Release History¶

v1.1.0¶

We found that diff_meth_pos results were not accurate in prior versions and have fixed the regression optimization.
diff_meth_pos function kwargs changed to provide more flexibility in how the model is optimized.
- Added support for COVARIATES in logistic regression. Provide a dataframe with both the phenotype and covariates, and specify which columns are phenotype or covariates. It will rearrange and normalize to ensure the model works best.
- Use the new ‘solver’ kwarg in diff_meth_pos to specify which form of linear or logistic regression to run. There are two flavors of each, and both give nearly identical results.
- Auto-detects logistic or linear based on input: if non-numeric inputs in phenotype of exactly two values, it assumes logistic.
Upgraded manhattan and volcano plots with many more options. Default settings should mirror most R EWAS packages now, with a “suggestive” and “significant” threshold line on manhattan plots.
Unit test coverage added.

Fixed option to use Differentially methylated regions (DMR) via cached local copy of UCSC database (via fetch_genes) without using the internet. Previously, it would still contact the internet database even if user told it not to.
Added testing via github actions, and increased speed
updated documentation

fixed bug in fetch_genes() from UCSC browser; function will now accept either the filepath or the DMR dataframe output.

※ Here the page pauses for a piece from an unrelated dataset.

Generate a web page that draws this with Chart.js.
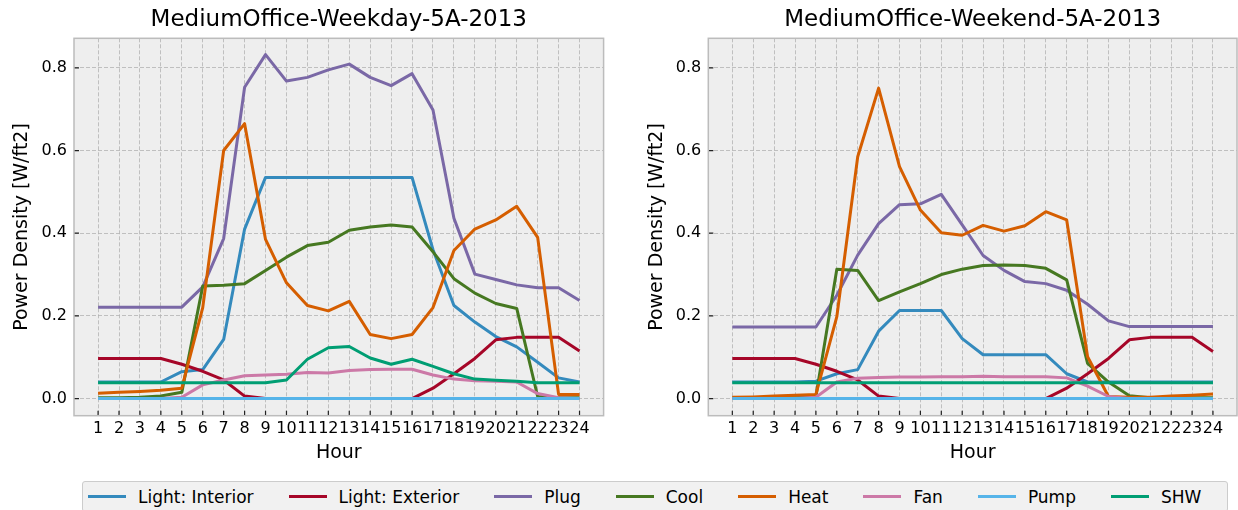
<!DOCTYPE html>
<html>
<head>
<meta charset="utf-8">
<script src="https://cdn.jsdelivr.net/npm/chart.js@4/dist/chart.umd.min.js"></script>
<style>
  body { margin: 0; background: #fff; width: 1238px; height: 510px; overflow: hidden; position: relative; font-family: 'DejaVu Sans', sans-serif; }
  canvas { position: absolute; top: 0; }
  #wd { left: 0; }
  #we { left: 620px; }
  #legend {
    position: absolute; left: 82px; top: 481px; width: 1146px; height: 31px;
    box-sizing: border-box; border: 1px solid #cccccc; border-radius: 3px; background: #f1f1f1;
    display: flex; align-items: center; gap: 35px; padding-left: 5px;
    font-size: 17px; color: #000;
  }
  .item { display: flex; align-items: center; white-space: nowrap; }
  .item i { display: inline-block; width: 38px; height: 2.8px; margin-right: 12px; }
</style>
</head>
<body>
<canvas id="wd" width="620" height="470"></canvas>
<canvas id="we" width="618" height="470"></canvas>
<div id="legend"></div>
<script>
const hours = [1, 2, 3, 4, 5, 6, 7, 8, 9, 10, 11, 12, 13, 14, 15, 16, 17, 18, 19, 20, 21, 22, 23, 24];
const yTicks = [0.0, 0.2, 0.4, 0.6, 0.8];
const names = ['Light: Interior', 'Light: Exterior', 'Plug', 'Cool', 'Heat', 'Fan', 'Pump', 'SHW'];
const colors = ['#348ABD', '#A60628', '#7A68A6', '#467821', '#D55E00', '#CC79A7', '#56B4E9', '#009E73'];

// weekday profiles
const lightInteriorWd = [0.040, 0.040, 0.040, 0.040, 0.065, 0.070, 0.143, 0.410, 0.535, 0.535, 0.535, 0.535, 0.535, 0.535, 0.535, 0.535, 0.360, 0.225, 0.185, 0.150, 0.125, 0.088, 0.050, 0.040];
const lightExteriorWd = [0.097, 0.097, 0.097, 0.097, 0.083, 0.066, 0.045, 0.006, 0, 0, 0, 0, 0, 0, 0, 0, 0.025, 0.060, 0.097, 0.142, 0.148, 0.148, 0.148, 0.115];
const plugWd = [0.221, 0.221, 0.221, 0.221, 0.221, 0.270, 0.387, 0.753, 0.832, 0.768, 0.777, 0.795, 0.809, 0.777, 0.757, 0.786, 0.698, 0.436, 0.301, 0.288, 0.275, 0.268, 0.268, 0.237];
const coolWd = [0.002, 0.002, 0.003, 0.006, 0.015, 0.272, 0.274, 0.278, 0.310, 0.342, 0.370, 0.378, 0.407, 0.415, 0.420, 0.415, 0.355, 0.290, 0.255, 0.230, 0.218, 0.005, 0.002, 0.002];
const heatWd = [0.013, 0.015, 0.017, 0.020, 0.025, 0.220, 0.600, 0.665, 0.385, 0.280, 0.225, 0.212, 0.235, 0.155, 0.145, 0.155, 0.220, 0.358, 0.410, 0.432, 0.465, 0.390, 0.010, 0.010];
const fanWd = [0, 0, 0, 0, 0.003, 0.033, 0.045, 0.055, 0.057, 0.059, 0.063, 0.062, 0.068, 0.070, 0.071, 0.071, 0.057, 0.047, 0.043, 0.042, 0.040, 0.012, 0.002, 0];
const pumpWd = [0, 0, 0, 0, 0, 0, 0, 0, 0, 0, 0, 0, 0, 0, 0, 0, 0, 0, 0, 0, 0, 0, 0, 0];
const shwWd = [0.038, 0.038, 0.038, 0.038, 0.038, 0.038, 0.038, 0.038, 0.038, 0.045, 0.095, 0.123, 0.126, 0.098, 0.083, 0.095, 0.078, 0.060, 0.047, 0.044, 0.042, 0.038, 0.038, 0.038];

// weekend profiles
const lightInteriorWe = [0.040, 0.040, 0.040, 0.040, 0.042, 0.060, 0.070, 0.163, 0.213, 0.213, 0.213, 0.145, 0.106, 0.106, 0.106, 0.106, 0.060, 0.040, 0.040, 0.040, 0.040, 0.040, 0.040, 0.040];
const lightExteriorWe = [0.097, 0.097, 0.097, 0.097, 0.083, 0.066, 0.045, 0.006, 0, 0, 0, 0, 0, 0, 0, 0, 0.025, 0.060, 0.097, 0.142, 0.148, 0.148, 0.148, 0.114];
const plugWe = [0.173, 0.173, 0.173, 0.173, 0.173, 0.250, 0.347, 0.423, 0.469, 0.471, 0.494, 0.420, 0.346, 0.310, 0.283, 0.278, 0.262, 0.228, 0.188, 0.174, 0.174, 0.174, 0.174, 0.174];
const coolWe = [0.002, 0.002, 0.002, 0.002, 0.005, 0.313, 0.310, 0.237, 0.258, 0.278, 0.300, 0.313, 0.322, 0.323, 0.322, 0.315, 0.287, 0.085, 0.040, 0.007, 0.002, 0.002, 0.002, 0.002];
const heatWe = [0.003, 0.004, 0.006, 0.008, 0.010, 0.198, 0.585, 0.751, 0.561, 0.456, 0.401, 0.395, 0.419, 0.405, 0.418, 0.452, 0.432, 0.101, 0.005, 0.003, 0.003, 0.006, 0.008, 0.011];
const fanWe = [0, 0, 0, 0, 0.003, 0.040, 0.049, 0.051, 0.052, 0.052, 0.053, 0.053, 0.054, 0.053, 0.053, 0.053, 0.050, 0.030, 0.005, 0, 0, 0, 0, 0];
const pumpWe = [0, 0, 0, 0, 0, 0, 0, 0, 0, 0, 0, 0, 0, 0, 0, 0, 0, 0, 0, 0, 0, 0, 0, 0];
const shwWe = [0.038, 0.038, 0.038, 0.038, 0.038, 0.038, 0.038, 0.038, 0.038, 0.038, 0.038, 0.038, 0.038, 0.038, 0.038, 0.038, 0.038, 0.038, 0.038, 0.038, 0.038, 0.038, 0.038, 0.038];

Chart.defaults.font.family = "'DejaVu Sans', sans-serif";
Chart.defaults.color = '#000';

// grey panel, frame and inward tick marks like the bmh style
const panel = {
    id: 'panel',
    beforeDraw(chart) {
        const a = chart.chartArea, ctx = chart.ctx;
        ctx.save();
        ctx.fillStyle = '#eeeeee';
        ctx.fillRect(a.left, a.top, a.right - a.left, a.bottom - a.top);
        ctx.restore();
    },
    afterDraw(chart) {
        const a = chart.chartArea, ctx = chart.ctx;
        const x = chart.scales.x, y = chart.scales.y;
        ctx.save();
        ctx.strokeStyle = '#222';
        ctx.lineWidth = 1.2;
        ctx.beginPath();
        x.ticks.forEach(t => {
            const px = x.getPixelForValue(t.value);
            ctx.moveTo(px, a.bottom);
            ctx.lineTo(px, a.bottom - 5);
        });
        y.ticks.forEach(t => {
            const py = y.getPixelForValue(t.value);
            ctx.moveTo(a.left, py);
            ctx.lineTo(a.left + 5, py);
        });
        ctx.stroke();
        ctx.strokeStyle = '#bcbcbc';
        ctx.lineWidth = 1.5;
        ctx.strokeRect(a.left, a.top, a.right - a.left, a.bottom - a.top);
        ctx.restore();
    }
};

function drawDay(id, title, series, axisWidth, padRight, yTitlePad) {
    new Chart(document.getElementById(id), {
        type: 'line',
        data: {
            datasets: series.map((vals, k) => ({
                label: names[k],
                data: hours.map((h, i) => ({ x: h, y: vals[i] })),
                borderColor: colors[k],
                borderWidth: 3,
                borderJoinStyle: 'round',
                pointRadius: 0,
                tension: 0,
                fill: false,
                order: series.length - k
            }))
        },
        options: {
            responsive: false,
            animation: false,
            layout: { padding: { left: 0, right: padRight, top: 0, bottom: 0 } },
            plugins: {
                legend: { display: false },
                tooltip: { enabled: false },
                title: {
                    display: true,
                    text: title,
                    fullSize: false,
                    font: { size: 23, weight: 'normal' },
                    padding: { top: 6, bottom: 4.7 }
                }
            },
            scales: {
                x: {
                    type: 'linear',
                    min: -0.15,
                    max: 25.15,
                    afterBuildTicks: s => { s.ticks = hours.map(h => ({ value: h })); },
                    afterFit: s => { s.height = 54.3; },
                    grid: { color: '#b2b2b2', lineWidth: 0.8, drawTicks: false },
                    border: { display: false, dash: [4, 2] },
                    ticks: { padding: 4, maxRotation: 0, autoSkip: false, font: { size: 16 }, callback: v => String(v) },
                    title: { display: true, text: 'Hour', font: { size: 19 }, padding: { top: 0, bottom: 5.6 } }
                },
                y: {
                    min: -0.0415,
                    max: 0.8715,
                    afterBuildTicks: s => { s.ticks = yTicks.map(v => ({ value: v })); },
                    afterFit: s => { s.width = axisWidth; },
                    grid: { color: '#b2b2b2', lineWidth: 0.8, drawTicks: false },
                    border: { display: false, dash: [4, 2] },
                    ticks: { padding: 7, font: { size: 16 }, callback: v => v.toFixed(1) },
                    title: { display: true, text: 'Power Density [W/ft2]', font: { size: 19 }, padding: { top: yTitlePad, bottom: 0 } }
                }
            }
        },
        plugins: [panel]
    });
}

drawDay('wd', 'MediumOffice-Weekday-5A-2013',
    [lightInteriorWd, lightExteriorWd, plugWd, coolWd, heatWd, fanWd, pumpWd, shwWd], 74, 16.4, 10.6);
drawDay('we', 'MediumOffice-Weekend-5A-2013',
    [lightInteriorWe, lightExteriorWe, plugWe, coolWe, heatWe, fanWe, pumpWe, shwWe], 88.3, 1, 25.6);

// shared legend under both panels
document.getElementById('legend').innerHTML = names.map((n, k) =>
    `<span class="item"><i style="background:${colors[k]}"></i>${n}</span>`).join('');
</script>
</body>
</html>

Added a differentially methylated regions (DMR) functions that takes the output of the diff_meth_pos (DMP) function.
- DMP maps differences to chromosomes; DMR maps differences to specific genomic locii, and requires more processing.
- upgraded methylprep manifests to support both old and new genomic build mappings for all array types. In general, you can supply a keyword argument (genome_build='OLD') to change from the new build back to the old one.
- Illumina 27k arrays are still not supported, but mouse, epic, epic+, and 450k ARE supported. (Genome annotation won’t work with mouse array, only human builds.)
- DMP integrates the combined-pvalues package (https://pubmed.ncbi.nlm.nih.gov/22954632/)
- DMP integrates with UCSC Genome (refGene) and annotates the genes near CpG regions.
- Annotation includes column(s) showing the tissue specific expression levels of relevant genes (e.g. filter=blood) this function is also available with extended options as methylize.filter_genes()
- provides output BED and CSV files for each export into other genomic analysis tools
methylize.to_BED will convert the diff_meth_pos() stats output into a standard BED file (a tab separated CSV format with standardized, ordered column names)

Fixed bug where methylize could not find a data file in path, causing ImportError
Improved diff_meth_pos() function and added support for all array types. Now user must specify the array_type when calling the function, as the input data are stats, not probe betas, so it cannot infer the array type from this information.